|
|
|
|
|
by brabel
1708 days ago
|
|
> it’s using Unicode-aware string stuff Rust uses UTF-8 internally for Strings, so it's very efficient to parse a file into a String, then using slices to go through it... this is probably the best you can get as parsing ASCII input as UTF-8 is very efficient (the 0-bit is always zero in ASCII, the unicode decoder only needs to check that's the case for every byte, so it's not some kind of complicated computation it's doing to decode)... If you use bytes for everything, you will make the whole code much harder to follow and it still won't run faster. Check for yourself: https://github.com/renatoathaydes/prechelt-phone-number-enco... |
|
The code will be easier to follow if you use bytes throughout, because currently it’s a mixture of bytewise and charwise operations, so that you need to think a little about whether you’re dealing with char or u8 in each place (and half of them are even mislabelled); and there are suitable alternative ASCII methods for every place that uses charwise methods (e.g. char.is_digit(10) → u8.is_ascii_digit()) so that no extra burden is added.
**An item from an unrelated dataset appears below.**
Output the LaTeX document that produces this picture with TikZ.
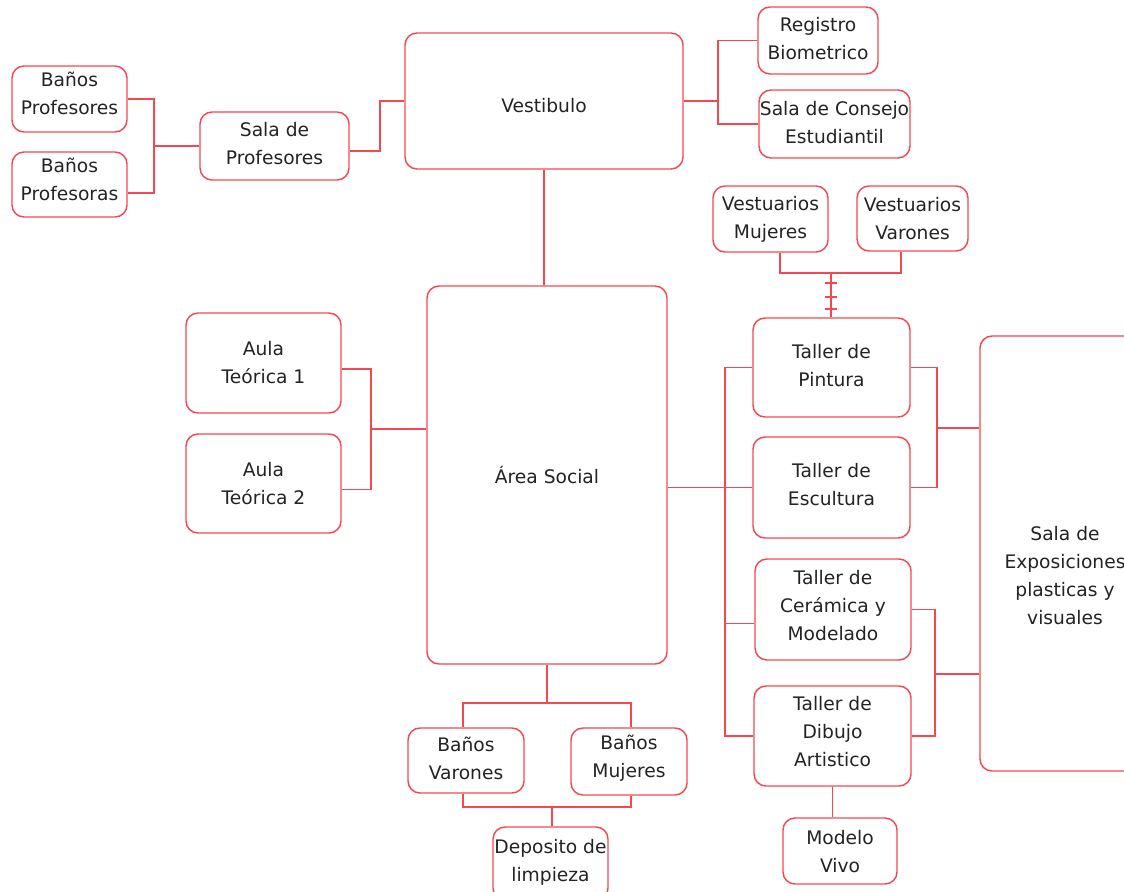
\documentclass[tikz,border=0pt]{standalone}
\usepackage{fontspec}
\setmainfont{DejaVu Sans}
\usetikzlibrary{fit,calc}
\definecolor{lred}{RGB}{243,72,82}
\definecolor{txt}{RGB}{35,35,35}
\tikzset{
  box/.style={draw=lred, line width=1.1pt, rounded corners=9pt, inner sep=0pt},
  lbl/.style={align=center, text=txt, inner sep=0pt,
    font=\fontsize{14}{21}\selectfont},
  conn/.style={draw=lred, line width=1.1pt}
}
\begin{document}
\begin{tikzpicture}[x=0.75pt,y=-0.75pt]
\useasboundingbox (0,0) rectangle (1124,892);
\clip (0,0) rectangle (1124,892);
% nodes
\node[box, fit={(12,66) (127,132)}, label={[lbl,yshift=4.5pt]center:{Baños\\Profesores}}] (bprof) {};
\node[box, fit={(12,152) (127,217)}, label={[lbl,yshift=3.75pt]center:{Baños\\Profesoras}}] (bprofa) {};
\node[box, fit={(200,112) (349,180)}, label={[lbl,yshift=1.5pt]center:{Sala de\\Profesores}}] (sprof) {};
\node[box, fit={(405,33) (683,169)}, label={[lbl,yshift=-3.75pt]center:{Vestibulo}}] (vest) {};
\node[box, fit={(758,7) (878,74)}, label={[lbl,yshift=1.5pt]center:{Registro\\Biometrico}}] (reg) {};
\node[box, fit={(759,90) (910,158)}, label={[lbl,yshift=1.1pt]center:{Sala de Consejo\\Estudiantil}}] (cons) {};
\node[box, fit={(713,186) (828,252)}, label={[lbl]center:{Vestuarios\\Mujeres}}] (vmuj) {};
\node[box, fit={(857,186) (968,251)}, label={[lbl]center:{Vestuarios\\Varones}}] (vvar) {};
\node[box, fit={(427,286) (667,664)}, label={[lbl]center:{Área Social}}] (asoc) {};
\node[box, fit={(186,313) (341,413)}, label={[lbl]center:{Aula\\Teórica 1}}] (aula1) {};
\node[box, fit={(186,434) (341,533)}, label={[lbl]center:{Aula\\Teórica 2}}] (aula2) {};
\node[box, fit={(753,318) (910,417)}, label={[lbl,yshift=1.5pt]center:{Taller de\\Pintura}}] (tpin) {};
\node[box, fit={(753,437) (910,538)}, label={[lbl,yshift=1.9pt]center:{Taller de\\Escultura}}] (tesc) {};
\node[box, fit={(755,559) (911,660)}, label={[lbl,yshift=2.6pt]center:{Taller de\\Cerámica y\\Modelado}}] (tcer) {};
\node[box, fit={(754,686) (911,786)}, label={[lbl,yshift=3pt]center:{Taller de\\Dibujo\\Artistico}}] (tdib) {};
\node[box, fit={(783,818) (897,884)}, label={[lbl,yshift=-0.75pt]center:{Modelo\\Vivo}}] (mviv) {};
\node[box, fit={(980,336) (1150,771)}, label={[lbl,yshift=-16.5pt]center:{Sala de\\Exposiciones\\plasticas y\\visuales}}] (expo) {};
\node[box, fit={(408,728) (524,793)}, label={[lbl,yshift=1.5pt]center:{Baños\\Varones}}] (bvar) {};
\node[box, fit={(571,728) (687,795)}, label={[lbl,yshift=2.25pt]center:{Baños\\Mujeres}}] (bmuj) {};
\node[box, fit={(493,827) (608,900)}, label={[lbl,yshift=0.75pt]center:{Deposito de\\limpieza}}] (dep) {};
% junctions
\coordinate (j1) at (154,146);
\coordinate (j2) at (380,0);
\coordinate (j3) at (718,0);
\coordinate (ja) at (371,429);
\coordinate (jl) at (725,0);
\coordinate (jr1) at (937,428);
\coordinate (jr2) at (935,674);
\coordinate (vx1) at (780,273);
\coordinate (vx2) at (901,273);
\coordinate (jv) at (831,273);
\coordinate (bj) at (547,703);
\coordinate (bl) at (463,703);
\coordinate (br) at (631,703);
\coordinate (bl2) at (463,807);
\coordinate (br2) at (631,807);
\coordinate (dj) at (552,807);
% connectors
\draw[conn] (bprof.east) -| (j1);
\draw[conn] ([yshift=-6.4pt]bprofa.east) -| (j1);
\draw[conn] (j1) -- (j1 -| sprof.west);
\draw[conn] ([yshift=-3.75pt]sprof.east) -| (j2 |- vest.west) -- (vest.west);
\draw[conn] (vest.east) -- (vest.east -| j3);
\draw[conn] (reg.west) -| (j3 |- vest.east);
\draw[conn] (cons.west) -| (j3 |- vest.east);
\draw[conn] (vest.south) -- (vest.south |- asoc.north);
\draw[conn] ([yshift=-4.5pt]aula1.east) -| (ja);
\draw[conn] ([yshift=-4.5pt]aula2.east) -| (ja);
\draw[conn] (ja) -- (ja -| asoc.west);
\draw[conn] (asoc.east |- tesc.west) -- (tesc.west);
\draw[conn] (tpin.west) -- (tpin.west -| jl) -- (tdib.west -| jl) -- (tdib.west);
\draw[conn] ([yshift=-10.5pt]tcer.west) -- ([yshift=-10.5pt]tcer.west -| jl);
\draw[conn] (tpin.east) -| (jr1);
\draw[conn] (tesc.east) -| (jr1);
\draw[conn] (jr1) -- (jr1 -| expo.west);
\draw[conn] (tcer.east) -| (jr2);
\draw[conn] (tdib.east) -| (jr2);
\draw[conn] (jr2) -- (jr2 -| expo.west);
\draw[conn] (tdib.south) -- (tdib.south |- mviv.north);
\draw[conn] (vx1 |- vmuj.south) -- (vx1) -- (vx2) -- (vx2 |- vvar.south);
\draw[conn] (jv) -- (jv |- tpin.north);
\foreach \yy in {283,297,309} \draw[conn] ($(jv |- 0,\yy)+(-6,0)$) -- ++(12,0);
\draw[conn] (asoc.south) -- (bj);
\draw[conn] (bl |- bvar.north) -- (bl) -- (br) -- (br |- bmuj.north);
\draw[conn] (bl2 |- bvar.south) -- (bl2) -- (br2) -- (br2 |- bmuj.south);
\draw[conn] (dj) -- (dj |- dep.north);
\end{tikzpicture}
\end{document}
In the end the only place slightly complicated by it is printing the solutions, but more code will have been decomplicated—hotter path code, too—so that it’s easily worth it.
I don’t know where the code you’re citing came from, it’s newer than what’s on the master branch but in its changes includes some pretty bad stuff like DIGITS, using &str for something that is always a single-character ASCII digit, accessed by already having had the digit as a u8 and turning it back into a string prematurely. Admittedly the optimiser is going to fix a fair bit of that badness, but not all.